Data section:
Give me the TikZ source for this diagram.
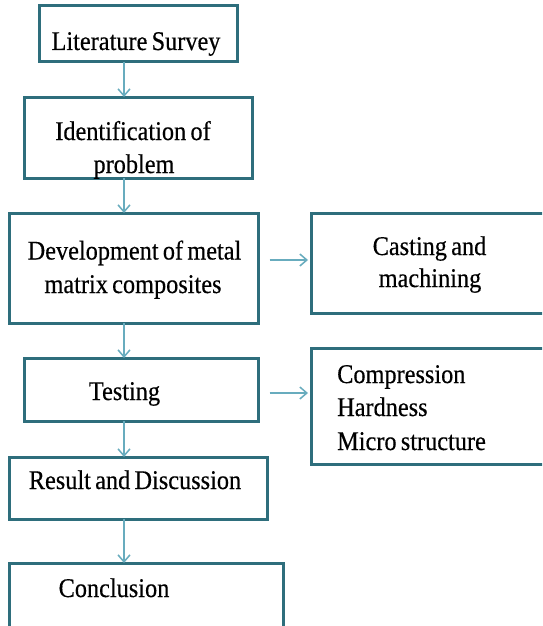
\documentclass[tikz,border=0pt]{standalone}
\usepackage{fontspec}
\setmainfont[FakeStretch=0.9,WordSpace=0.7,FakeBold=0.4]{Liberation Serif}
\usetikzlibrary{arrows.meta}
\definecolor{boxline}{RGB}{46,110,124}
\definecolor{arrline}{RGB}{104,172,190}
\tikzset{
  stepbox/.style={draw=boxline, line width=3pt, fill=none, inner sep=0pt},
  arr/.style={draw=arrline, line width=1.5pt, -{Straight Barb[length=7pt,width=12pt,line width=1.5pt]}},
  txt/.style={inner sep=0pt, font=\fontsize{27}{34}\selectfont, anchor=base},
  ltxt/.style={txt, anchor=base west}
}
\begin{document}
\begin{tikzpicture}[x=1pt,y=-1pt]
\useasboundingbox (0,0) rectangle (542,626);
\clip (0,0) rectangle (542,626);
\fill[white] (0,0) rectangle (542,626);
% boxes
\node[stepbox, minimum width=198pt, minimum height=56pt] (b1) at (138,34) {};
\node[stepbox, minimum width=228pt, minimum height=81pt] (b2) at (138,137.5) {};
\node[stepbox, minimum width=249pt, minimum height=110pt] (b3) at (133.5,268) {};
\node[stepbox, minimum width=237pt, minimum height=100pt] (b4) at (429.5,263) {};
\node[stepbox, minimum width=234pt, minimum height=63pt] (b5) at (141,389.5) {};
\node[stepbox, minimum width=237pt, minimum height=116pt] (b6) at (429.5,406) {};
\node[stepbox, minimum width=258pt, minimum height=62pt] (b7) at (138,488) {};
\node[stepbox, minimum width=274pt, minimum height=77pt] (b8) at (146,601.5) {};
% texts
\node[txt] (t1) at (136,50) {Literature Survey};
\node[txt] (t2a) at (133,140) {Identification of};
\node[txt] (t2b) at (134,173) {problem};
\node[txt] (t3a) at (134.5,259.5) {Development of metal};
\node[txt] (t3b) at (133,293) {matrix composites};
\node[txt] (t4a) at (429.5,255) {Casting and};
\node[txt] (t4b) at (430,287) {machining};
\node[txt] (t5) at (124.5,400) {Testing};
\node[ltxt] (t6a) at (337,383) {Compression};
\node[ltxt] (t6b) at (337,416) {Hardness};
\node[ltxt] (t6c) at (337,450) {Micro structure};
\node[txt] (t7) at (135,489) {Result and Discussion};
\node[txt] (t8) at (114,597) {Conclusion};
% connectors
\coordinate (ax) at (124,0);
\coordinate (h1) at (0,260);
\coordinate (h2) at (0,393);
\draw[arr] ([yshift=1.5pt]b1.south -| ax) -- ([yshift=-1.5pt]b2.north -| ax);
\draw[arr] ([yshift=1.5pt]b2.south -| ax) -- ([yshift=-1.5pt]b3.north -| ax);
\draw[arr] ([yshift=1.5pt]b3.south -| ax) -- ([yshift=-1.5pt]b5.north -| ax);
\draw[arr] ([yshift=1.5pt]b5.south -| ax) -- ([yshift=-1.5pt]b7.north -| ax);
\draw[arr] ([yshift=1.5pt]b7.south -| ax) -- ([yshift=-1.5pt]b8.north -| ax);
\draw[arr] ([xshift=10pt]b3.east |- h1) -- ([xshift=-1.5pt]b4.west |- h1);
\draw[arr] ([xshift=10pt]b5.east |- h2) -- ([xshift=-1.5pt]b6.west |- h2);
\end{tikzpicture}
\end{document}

Exercise details: Repeat the data exactly, without the pictures.

Full output:
Give me the TikZ source for this diagram.
\documentclass[tikz,border=0pt]{standalone}
\usepackage{fontspec}
\setmainfont[FakeStretch=0.9,WordSpace=0.7,FakeBold=0.4]{Liberation Serif}
\usetikzlibrary{arrows.meta}
\definecolor{boxline}{RGB}{46,110,124}
\definecolor{arrline}{RGB}{104,172,190}
\tikzset{
  stepbox/.style={draw=boxline, line width=3pt, fill=none, inner sep=0pt},
  arr/.style={draw=arrline, line width=1.5pt, -{Straight Barb[length=7pt,width=12pt,line width=1.5pt]}},
  txt/.style={inner sep=0pt, font=\fontsize{27}{34}\selectfont, anchor=base},
  ltxt/.style={txt, anchor=base west}
}
\begin{document}
\begin{tikzpicture}[x=1pt,y=-1pt]
\useasboundingbox (0,0) rectangle (542,626);
\clip (0,0) rectangle (542,626);
\fill[white] (0,0) rectangle (542,626);
% boxes
\node[stepbox, minimum width=198pt, minimum height=56pt] (b1) at (138,34) {};
\node[stepbox, minimum width=228pt, minimum height=81pt] (b2) at (138,137.5) {};
\node[stepbox, minimum width=249pt, minimum height=110pt] (b3) at (133.5,268) {};
\node[stepbox, minimum width=237pt, minimum height=100pt] (b4) at (429.5,263) {};
\node[stepbox, minimum width=234pt, minimum height=63pt] (b5) at (141,389.5) {};
\node[stepbox, minimum width=237pt, minimum height=116pt] (b6) at (429.5,406) {};
\node[stepbox, minimum width=258pt, minimum height=62pt] (b7) at (138,488) {};
\node[stepbox, minimum width=274pt, minimum height=77pt] (b8) at (146,601.5) {};
% texts
\node[txt] (t1) at (136,50) {Literature Survey};
\node[txt] (t2a) at (133,140) {Identification of};
\node[txt] (t2b) at (134,173) {problem};
\node[txt] (t3a) at (134.5,259.5) {Development of metal};
\node[txt] (t3b) at (133,293) {matrix composites};
\node[txt] (t4a) at (429.5,255) {Casting and};
\node[txt] (t4b) at (430,287) {machining};
\node[txt] (t5) at (124.5,400) {Testing};
\node[ltxt] (t6a) at (337,383) {Compression};
\node[ltxt] (t6b) at (337,416) {Hardness};
\node[ltxt] (t6c) at (337,450) {Micro structure};
\node[txt] (t7) at (135,489) {Result and Discussion};
\node[txt] (t8) at (114,597) {Conclusion};
% connectors
\coordinate (ax) at (124,0);
\coordinate (h1) at (0,260);
\coordinate (h2) at (0,393);
\draw[arr] ([yshift=1.5pt]b1.south -| ax) -- ([yshift=-1.5pt]b2.north -| ax);
\draw[arr] ([yshift=1.5pt]b2.south -| ax) -- ([yshift=-1.5pt]b3.north -| ax);
\draw[arr] ([yshift=1.5pt]b3.south -| ax) -- ([yshift=-1.5pt]b5.north -| ax);
\draw[arr] ([yshift=1.5pt]b5.south -| ax) -- ([yshift=-1.5pt]b7.north -| ax);
\draw[arr] ([yshift=1.5pt]b7.south -| ax) -- ([yshift=-1.5pt]b8.north -| ax);
\draw[arr] ([xshift=10pt]b3.east |- h1) -- ([xshift=-1.5pt]b4.west |- h1);
\draw[arr] ([xshift=10pt]b5.east |- h2) -- ([xshift=-1.5pt]b6.west |- h2);
\end{tikzpicture}
\end{document}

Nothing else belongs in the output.